◆ **What to produce**: All of the material should be reproduced exactly, with pictures left out.

◆ **Raw data**:

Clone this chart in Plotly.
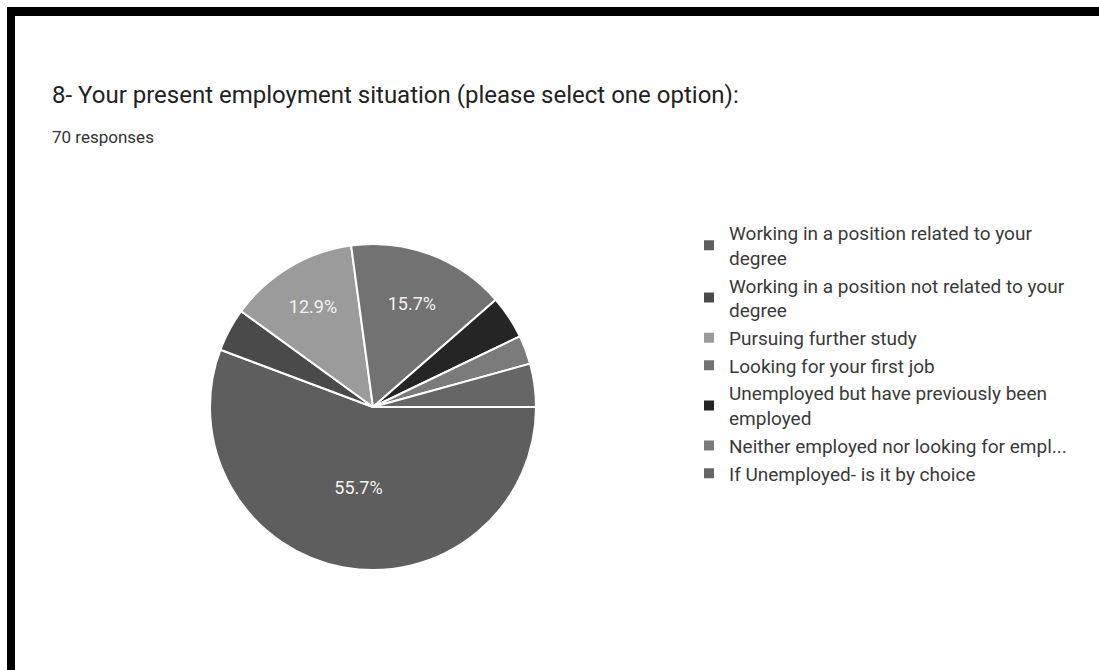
import plotly.graph_objects as go

W, H = 1099, 670

title_text = "8- Your present employment situation (please select one option):"
subtitle_text = "70 responses"

labels = [
    "Working in a position related to your<br>degree",
    "Working in a position not related to your<br>degree",
    "Pursuing further study",
    "Looking for your first job",
    "Unemployed but have previously been<br>employed",
    "Neither employed nor looking for empl...",
    "If Unemployed- is it by choice",
]
values = [39, 3, 9, 11, 3, 2, 3]
colors = ["#5e5e5e", "#4a4a4a", "#9b9b9b", "#727272", "#252525", "#7b7b7b", "#666666"]

total = sum(values)
templates = ["%{percent:.1%}" if v / total > 0.1 else "" for v in values]


def px_x(p):
    return p / W


def px_y(p):
    return 1 - p / H


fig = go.Figure()
fig.add_trace(go.Pie(
    labels=labels,
    values=values,
    sort=False,
    direction="clockwise",
    rotation=90,
    marker=dict(colors=colors, line=dict(color="white", width=2)),
    texttemplate=templates,
    textposition="inside",
    insidetextorientation="horizontal",
    textfont=dict(family="Roboto", size=18, color="#f2f2f2"),
    domain=dict(x=[px_x(210), px_x(536)], y=[px_y(570), px_y(244)]),
    hoverinfo="label+value+percent",
))

fig.update_layout(
    width=W, height=H,
    margin=dict(l=0, r=0, t=0, b=0),
    paper_bgcolor="white",
    plot_bgcolor="white",
    showlegend=True,
    legend=dict(
        x=px_x(689), y=px_y(214), xanchor="left", yanchor="top",
        font=dict(family="Roboto", size=19, color="#3a3a3a"),
        bgcolor="rgba(0,0,0,0)",
    ),
    annotations=[
        dict(text=title_text, x=px_x(50), y=px_y(95), xref="paper", yref="paper",
             xanchor="left", yanchor="middle", showarrow=False,
             font=dict(family="Roboto", size=24, color="#222222")),
        dict(text=subtitle_text, x=px_x(50), y=px_y(137), xref="paper", yref="paper",
             xanchor="left", yanchor="middle", showarrow=False,
             font=dict(family="Roboto", size=17, color="#333333")),
    ],
    shapes=[
        dict(type="rect", xref="paper", yref="paper",
             x0=px_x(7), x1=1, y0=px_y(16), y1=px_y(7),
             fillcolor="black", line=dict(width=0)),
        dict(type="rect", xref="paper", yref="paper",
             x0=px_x(7), x1=px_x(15), y0=0, y1=px_y(7),
             fillcolor="black", line=dict(width=0)),
    ],
)

fig.write_html(
    "out.html",
    config={"displayModeBar": False},
    post_script="document.body.style.margin='0';document.body.style.overflow='hidden';",
)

◆ **Result**:
Clone this chart in Plotly.
import plotly.graph_objects as go

W, H = 1099, 670

title_text = "8- Your present employment situation (please select one option):"
subtitle_text = "70 responses"

labels = [
    "Working in a position related to your<br>degree",
    "Working in a position not related to your<br>degree",
    "Pursuing further study",
    "Looking for your first job",
    "Unemployed but have previously been<br>employed",
    "Neither employed nor looking for empl...",
    "If Unemployed- is it by choice",
]
values = [39, 3, 9, 11, 3, 2, 3]
colors = ["#5e5e5e", "#4a4a4a", "#9b9b9b", "#727272", "#252525", "#7b7b7b", "#666666"]

total = sum(values)
templates = ["%{percent:.1%}" if v / total > 0.1 else "" for v in values]


def px_x(p):
    return p / W


def px_y(p):
    return 1 - p / H


fig = go.Figure()
fig.add_trace(go.Pie(
    labels=labels,
    values=values,
    sort=False,
    direction="clockwise",
    rotation=90,
    marker=dict(colors=colors, line=dict(color="white", width=2)),
    texttemplate=templates,
    textposition="inside",
    insidetextorientation="horizontal",
    textfont=dict(family="Roboto", size=18, color="#f2f2f2"),
    domain=dict(x=[px_x(210), px_x(536)], y=[px_y(570), px_y(244)]),
    hoverinfo="label+value+percent",
))

fig.update_layout(
    width=W, height=H,
    margin=dict(l=0, r=0, t=0, b=0),
    paper_bgcolor="white",
    plot_bgcolor="white",
    showlegend=True,
    legend=dict(
        x=px_x(689), y=px_y(214), xanchor="left", yanchor="top",
        font=dict(family="Roboto", size=19, color="#3a3a3a"),
        bgcolor="rgba(0,0,0,0)",
    ),
    annotations=[
        dict(text=title_text, x=px_x(50), y=px_y(95), xref="paper", yref="paper",
             xanchor="left", yanchor="middle", showarrow=False,
             font=dict(family="Roboto", size=24, color="#222222")),
        dict(text=subtitle_text, x=px_x(50), y=px_y(137), xref="paper", yref="paper",
             xanchor="left", yanchor="middle", showarrow=False,
             font=dict(family="Roboto", size=17, color="#333333")),
    ],
    shapes=[
        dict(type="rect", xref="paper", yref="paper",
             x0=px_x(7), x1=1, y0=px_y(16), y1=px_y(7),
             fillcolor="black", line=dict(width=0)),
        dict(type="rect", xref="paper", yref="paper",
             x0=px_x(7), x1=px_x(15), y0=0, y1=px_y(7),
             fillcolor="black", line=dict(width=0)),
    ],
)

fig.write_html(
    "out.html",
    config={"displayModeBar": False},
    post_script="document.body.style.margin='0';document.body.style.overflow='hidden';",
)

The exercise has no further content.